• _OBJECTIVE_: Go through the data below and copy it exactly, skipping every picture.

• _SOURCE MATERIAL_:
--- Start ---

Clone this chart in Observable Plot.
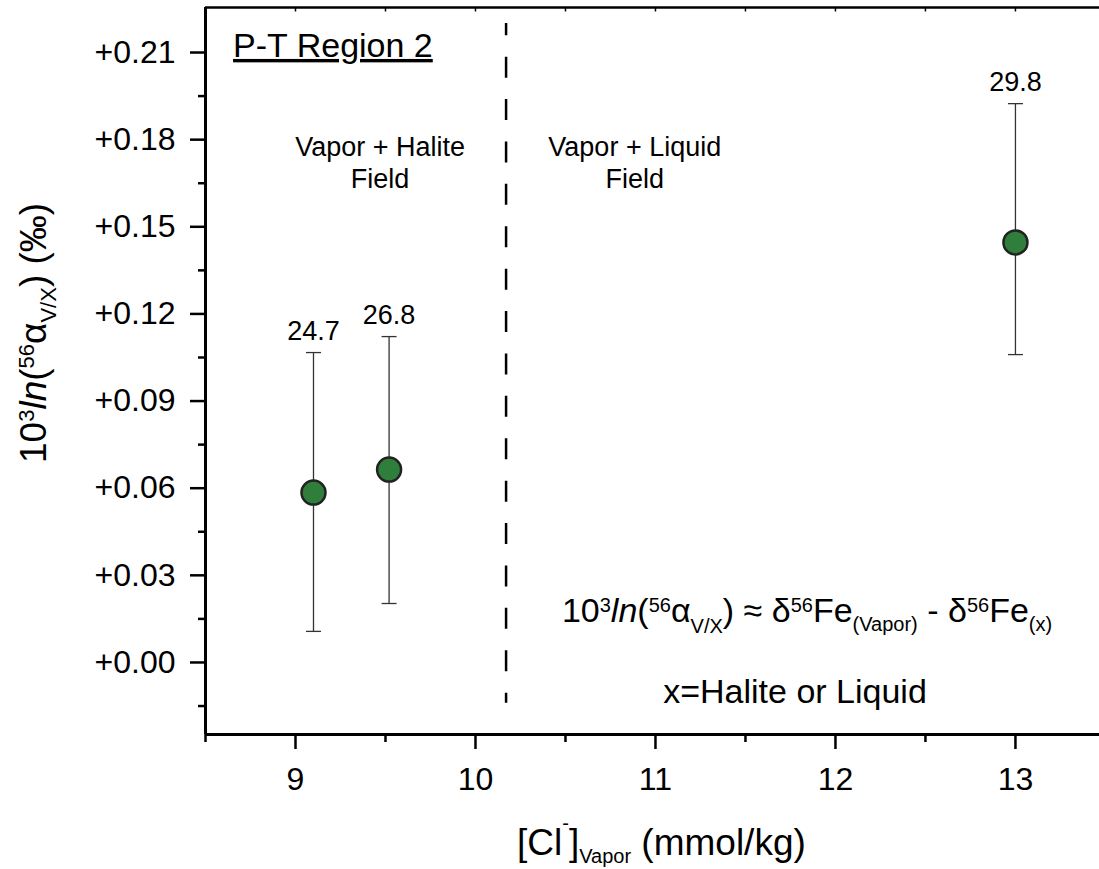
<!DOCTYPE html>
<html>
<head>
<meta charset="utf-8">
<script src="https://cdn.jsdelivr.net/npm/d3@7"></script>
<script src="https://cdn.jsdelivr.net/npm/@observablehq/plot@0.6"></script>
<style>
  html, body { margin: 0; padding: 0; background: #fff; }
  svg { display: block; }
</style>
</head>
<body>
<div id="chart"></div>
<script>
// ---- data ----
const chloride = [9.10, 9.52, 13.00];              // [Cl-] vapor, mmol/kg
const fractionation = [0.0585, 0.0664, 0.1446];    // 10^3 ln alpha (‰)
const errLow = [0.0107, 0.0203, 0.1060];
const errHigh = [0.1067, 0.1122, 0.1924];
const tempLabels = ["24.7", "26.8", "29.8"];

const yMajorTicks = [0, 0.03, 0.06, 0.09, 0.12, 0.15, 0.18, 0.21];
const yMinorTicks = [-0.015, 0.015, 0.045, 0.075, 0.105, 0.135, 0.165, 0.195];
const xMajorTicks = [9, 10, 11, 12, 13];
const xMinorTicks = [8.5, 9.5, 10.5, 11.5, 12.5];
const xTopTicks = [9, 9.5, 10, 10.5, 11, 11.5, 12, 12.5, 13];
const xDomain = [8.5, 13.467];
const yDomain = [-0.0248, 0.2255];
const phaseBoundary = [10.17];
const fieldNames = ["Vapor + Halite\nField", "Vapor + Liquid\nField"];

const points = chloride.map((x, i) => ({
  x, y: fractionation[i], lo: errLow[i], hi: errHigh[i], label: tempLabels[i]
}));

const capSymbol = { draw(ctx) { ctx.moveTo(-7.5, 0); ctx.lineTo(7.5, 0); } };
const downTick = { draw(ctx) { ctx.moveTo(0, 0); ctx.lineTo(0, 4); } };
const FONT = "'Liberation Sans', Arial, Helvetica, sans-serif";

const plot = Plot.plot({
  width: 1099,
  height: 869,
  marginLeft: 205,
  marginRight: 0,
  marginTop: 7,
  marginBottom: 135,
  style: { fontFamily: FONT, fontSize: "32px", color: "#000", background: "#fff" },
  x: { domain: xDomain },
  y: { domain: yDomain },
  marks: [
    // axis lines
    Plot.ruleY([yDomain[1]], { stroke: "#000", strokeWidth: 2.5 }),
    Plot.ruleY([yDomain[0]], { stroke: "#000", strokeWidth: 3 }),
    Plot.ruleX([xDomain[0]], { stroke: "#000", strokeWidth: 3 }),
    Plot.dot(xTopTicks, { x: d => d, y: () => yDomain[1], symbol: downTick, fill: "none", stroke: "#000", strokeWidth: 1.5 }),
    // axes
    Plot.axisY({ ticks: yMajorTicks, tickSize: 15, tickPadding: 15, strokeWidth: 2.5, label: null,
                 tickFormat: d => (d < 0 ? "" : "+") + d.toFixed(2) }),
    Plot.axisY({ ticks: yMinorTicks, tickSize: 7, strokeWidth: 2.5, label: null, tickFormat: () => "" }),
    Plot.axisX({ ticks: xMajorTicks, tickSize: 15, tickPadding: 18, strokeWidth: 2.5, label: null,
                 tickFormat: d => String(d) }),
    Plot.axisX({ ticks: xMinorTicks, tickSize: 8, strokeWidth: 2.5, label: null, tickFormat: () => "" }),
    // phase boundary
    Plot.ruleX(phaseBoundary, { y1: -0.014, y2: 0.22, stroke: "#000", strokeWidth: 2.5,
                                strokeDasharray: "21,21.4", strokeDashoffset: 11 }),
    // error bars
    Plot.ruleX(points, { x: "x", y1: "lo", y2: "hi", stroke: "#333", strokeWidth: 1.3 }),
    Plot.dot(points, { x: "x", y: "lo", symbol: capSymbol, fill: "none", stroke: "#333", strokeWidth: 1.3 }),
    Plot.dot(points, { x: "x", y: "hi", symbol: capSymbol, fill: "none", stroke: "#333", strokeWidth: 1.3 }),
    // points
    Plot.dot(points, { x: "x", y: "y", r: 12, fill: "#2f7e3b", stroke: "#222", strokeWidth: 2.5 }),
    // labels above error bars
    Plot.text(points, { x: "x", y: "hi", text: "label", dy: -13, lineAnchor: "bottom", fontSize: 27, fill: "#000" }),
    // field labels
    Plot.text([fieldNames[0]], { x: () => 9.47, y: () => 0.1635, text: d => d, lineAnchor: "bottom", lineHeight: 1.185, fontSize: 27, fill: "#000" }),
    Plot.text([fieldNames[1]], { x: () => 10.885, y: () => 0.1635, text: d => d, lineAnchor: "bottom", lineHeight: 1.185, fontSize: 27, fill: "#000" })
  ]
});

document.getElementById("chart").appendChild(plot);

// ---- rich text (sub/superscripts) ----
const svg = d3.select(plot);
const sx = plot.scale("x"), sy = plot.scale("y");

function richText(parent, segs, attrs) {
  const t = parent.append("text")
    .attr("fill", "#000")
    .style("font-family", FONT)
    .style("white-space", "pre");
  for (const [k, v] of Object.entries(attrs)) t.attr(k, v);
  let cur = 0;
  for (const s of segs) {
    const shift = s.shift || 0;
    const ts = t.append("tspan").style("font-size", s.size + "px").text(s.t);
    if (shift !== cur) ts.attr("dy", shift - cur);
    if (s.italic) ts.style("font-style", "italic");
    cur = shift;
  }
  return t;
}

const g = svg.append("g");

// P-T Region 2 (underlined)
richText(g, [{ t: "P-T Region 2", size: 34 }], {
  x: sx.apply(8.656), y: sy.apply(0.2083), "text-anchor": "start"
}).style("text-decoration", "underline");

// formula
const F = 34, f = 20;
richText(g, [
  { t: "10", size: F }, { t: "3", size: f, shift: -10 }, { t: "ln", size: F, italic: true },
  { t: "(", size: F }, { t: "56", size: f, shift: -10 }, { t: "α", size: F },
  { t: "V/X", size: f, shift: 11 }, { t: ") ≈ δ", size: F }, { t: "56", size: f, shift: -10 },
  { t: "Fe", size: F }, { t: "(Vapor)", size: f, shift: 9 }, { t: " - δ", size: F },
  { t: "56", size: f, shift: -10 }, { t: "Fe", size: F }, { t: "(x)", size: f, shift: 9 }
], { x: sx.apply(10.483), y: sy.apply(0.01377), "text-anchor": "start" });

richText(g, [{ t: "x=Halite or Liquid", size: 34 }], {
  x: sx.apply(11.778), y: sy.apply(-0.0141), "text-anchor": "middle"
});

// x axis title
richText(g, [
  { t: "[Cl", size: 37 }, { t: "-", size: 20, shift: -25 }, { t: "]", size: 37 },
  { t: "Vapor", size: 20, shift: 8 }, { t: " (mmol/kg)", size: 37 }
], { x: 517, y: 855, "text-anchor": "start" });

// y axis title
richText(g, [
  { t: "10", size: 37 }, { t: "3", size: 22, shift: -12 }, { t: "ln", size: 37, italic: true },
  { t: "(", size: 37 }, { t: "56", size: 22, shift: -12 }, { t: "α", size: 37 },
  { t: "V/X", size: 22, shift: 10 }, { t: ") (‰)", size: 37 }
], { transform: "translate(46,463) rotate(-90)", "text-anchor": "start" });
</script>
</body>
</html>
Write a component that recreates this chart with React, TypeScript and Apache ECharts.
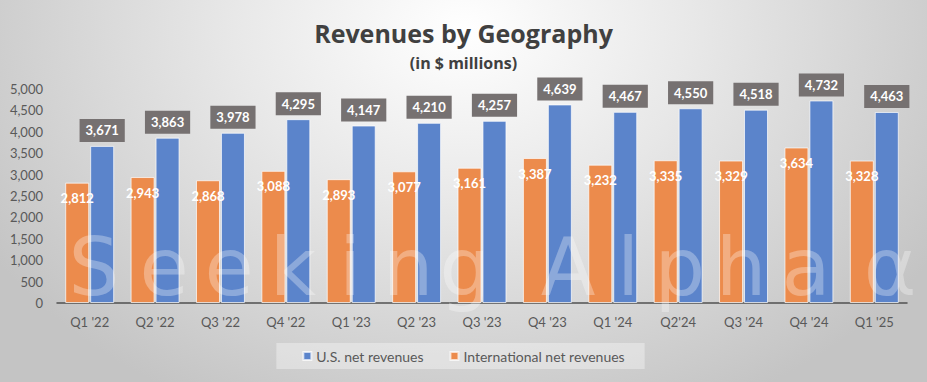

--- End ---

• _RESULT OF THIS EXERCISE_:
Clone this chart in Observable Plot.
<!DOCTYPE html>
<html>
<head>
<meta charset="utf-8">
<script src="https://cdn.jsdelivr.net/npm/d3@7"></script>
<script src="https://cdn.jsdelivr.net/npm/@observablehq/plot@0.6"></script>
<style>
  html, body { margin: 0; padding: 0; background: #fff; }
  svg { display: block; }
</style>
</head>
<body>
<div id="chart"></div>
<script>
// ---- data ----
const chloride = [9.10, 9.52, 13.00];              // [Cl-] vapor, mmol/kg
const fractionation = [0.0585, 0.0664, 0.1446];    // 10^3 ln alpha (‰)
const errLow = [0.0107, 0.0203, 0.1060];
const errHigh = [0.1067, 0.1122, 0.1924];
const tempLabels = ["24.7", "26.8", "29.8"];

const yMajorTicks = [0, 0.03, 0.06, 0.09, 0.12, 0.15, 0.18, 0.21];
const yMinorTicks = [-0.015, 0.015, 0.045, 0.075, 0.105, 0.135, 0.165, 0.195];
const xMajorTicks = [9, 10, 11, 12, 13];
const xMinorTicks = [8.5, 9.5, 10.5, 11.5, 12.5];
const xTopTicks = [9, 9.5, 10, 10.5, 11, 11.5, 12, 12.5, 13];
const xDomain = [8.5, 13.467];
const yDomain = [-0.0248, 0.2255];
const phaseBoundary = [10.17];
const fieldNames = ["Vapor + Halite\nField", "Vapor + Liquid\nField"];

const points = chloride.map((x, i) => ({
  x, y: fractionation[i], lo: errLow[i], hi: errHigh[i], label: tempLabels[i]
}));

const capSymbol = { draw(ctx) { ctx.moveTo(-7.5, 0); ctx.lineTo(7.5, 0); } };
const downTick = { draw(ctx) { ctx.moveTo(0, 0); ctx.lineTo(0, 4); } };
const FONT = "'Liberation Sans', Arial, Helvetica, sans-serif";

const plot = Plot.plot({
  width: 1099,
  height: 869,
  marginLeft: 205,
  marginRight: 0,
  marginTop: 7,
  marginBottom: 135,
  style: { fontFamily: FONT, fontSize: "32px", color: "#000", background: "#fff" },
  x: { domain: xDomain },
  y: { domain: yDomain },
  marks: [
    // axis lines
    Plot.ruleY([yDomain[1]], { stroke: "#000", strokeWidth: 2.5 }),
    Plot.ruleY([yDomain[0]], { stroke: "#000", strokeWidth: 3 }),
    Plot.ruleX([xDomain[0]], { stroke: "#000", strokeWidth: 3 }),
    Plot.dot(xTopTicks, { x: d => d, y: () => yDomain[1], symbol: downTick, fill: "none", stroke: "#000", strokeWidth: 1.5 }),
    // axes
    Plot.axisY({ ticks: yMajorTicks, tickSize: 15, tickPadding: 15, strokeWidth: 2.5, label: null,
                 tickFormat: d => (d < 0 ? "" : "+") + d.toFixed(2) }),
    Plot.axisY({ ticks: yMinorTicks, tickSize: 7, strokeWidth: 2.5, label: null, tickFormat: () => "" }),
    Plot.axisX({ ticks: xMajorTicks, tickSize: 15, tickPadding: 18, strokeWidth: 2.5, label: null,
                 tickFormat: d => String(d) }),
    Plot.axisX({ ticks: xMinorTicks, tickSize: 8, strokeWidth: 2.5, label: null, tickFormat: () => "" }),
    // phase boundary
    Plot.ruleX(phaseBoundary, { y1: -0.014, y2: 0.22, stroke: "#000", strokeWidth: 2.5,
                                strokeDasharray: "21,21.4", strokeDashoffset: 11 }),
    // error bars
    Plot.ruleX(points, { x: "x", y1: "lo", y2: "hi", stroke: "#333", strokeWidth: 1.3 }),
    Plot.dot(points, { x: "x", y: "lo", symbol: capSymbol, fill: "none", stroke: "#333", strokeWidth: 1.3 }),
    Plot.dot(points, { x: "x", y: "hi", symbol: capSymbol, fill: "none", stroke: "#333", strokeWidth: 1.3 }),
    // points
    Plot.dot(points, { x: "x", y: "y", r: 12, fill: "#2f7e3b", stroke: "#222", strokeWidth: 2.5 }),
    // labels above error bars
    Plot.text(points, { x: "x", y: "hi", text: "label", dy: -13, lineAnchor: "bottom", fontSize: 27, fill: "#000" }),
    // field labels
    Plot.text([fieldNames[0]], { x: () => 9.47, y: () => 0.1635, text: d => d, lineAnchor: "bottom", lineHeight: 1.185, fontSize: 27, fill: "#000" }),
    Plot.text([fieldNames[1]], { x: () => 10.885, y: () => 0.1635, text: d => d, lineAnchor: "bottom", lineHeight: 1.185, fontSize: 27, fill: "#000" })
  ]
});

document.getElementById("chart").appendChild(plot);

// ---- rich text (sub/superscripts) ----
const svg = d3.select(plot);
const sx = plot.scale("x"), sy = plot.scale("y");

function richText(parent, segs, attrs) {
  const t = parent.append("text")
    .attr("fill", "#000")
    .style("font-family", FONT)
    .style("white-space", "pre");
  for (const [k, v] of Object.entries(attrs)) t.attr(k, v);
  let cur = 0;
  for (const s of segs) {
    const shift = s.shift || 0;
    const ts = t.append("tspan").style("font-size", s.size + "px").text(s.t);
    if (shift !== cur) ts.attr("dy", shift - cur);
    if (s.italic) ts.style("font-style", "italic");
    cur = shift;
  }
  return t;
}

const g = svg.append("g");

// P-T Region 2 (underlined)
richText(g, [{ t: "P-T Region 2", size: 34 }], {
  x: sx.apply(8.656), y: sy.apply(0.2083), "text-anchor": "start"
}).style("text-decoration", "underline");

// formula
const F = 34, f = 20;
richText(g, [
  { t: "10", size: F }, { t: "3", size: f, shift: -10 }, { t: "ln", size: F, italic: true },
  { t: "(", size: F }, { t: "56", size: f, shift: -10 }, { t: "α", size: F },
  { t: "V/X", size: f, shift: 11 }, { t: ") ≈ δ", size: F }, { t: "56", size: f, shift: -10 },
  { t: "Fe", size: F }, { t: "(Vapor)", size: f, shift: 9 }, { t: " - δ", size: F },
  { t: "56", size: f, shift: -10 }, { t: "Fe", size: F }, { t: "(x)", size: f, shift: 9 }
], { x: sx.apply(10.483), y: sy.apply(0.01377), "text-anchor": "start" });

richText(g, [{ t: "x=Halite or Liquid", size: 34 }], {
  x: sx.apply(11.778), y: sy.apply(-0.0141), "text-anchor": "middle"
});

// x axis title
richText(g, [
  { t: "[Cl", size: 37 }, { t: "-", size: 20, shift: -25 }, { t: "]", size: 37 },
  { t: "Vapor", size: 20, shift: 8 }, { t: " (mmol/kg)", size: 37 }
], { x: 517, y: 855, "text-anchor": "start" });

// y axis title
richText(g, [
  { t: "10", size: 37 }, { t: "3", size: 22, shift: -12 }, { t: "ln", size: 37, italic: true },
  { t: "(", size: 37 }, { t: "56", size: 22, shift: -12 }, { t: "α", size: 37 },
  { t: "V/X", size: 22, shift: 10 }, { t: ") (‰)", size: 37 }
], { transform: "translate(46,463) rotate(-90)", "text-anchor": "start" });
</script>
</body>
</html>
Write a component that recreates this chart with React, TypeScript and Apache ECharts.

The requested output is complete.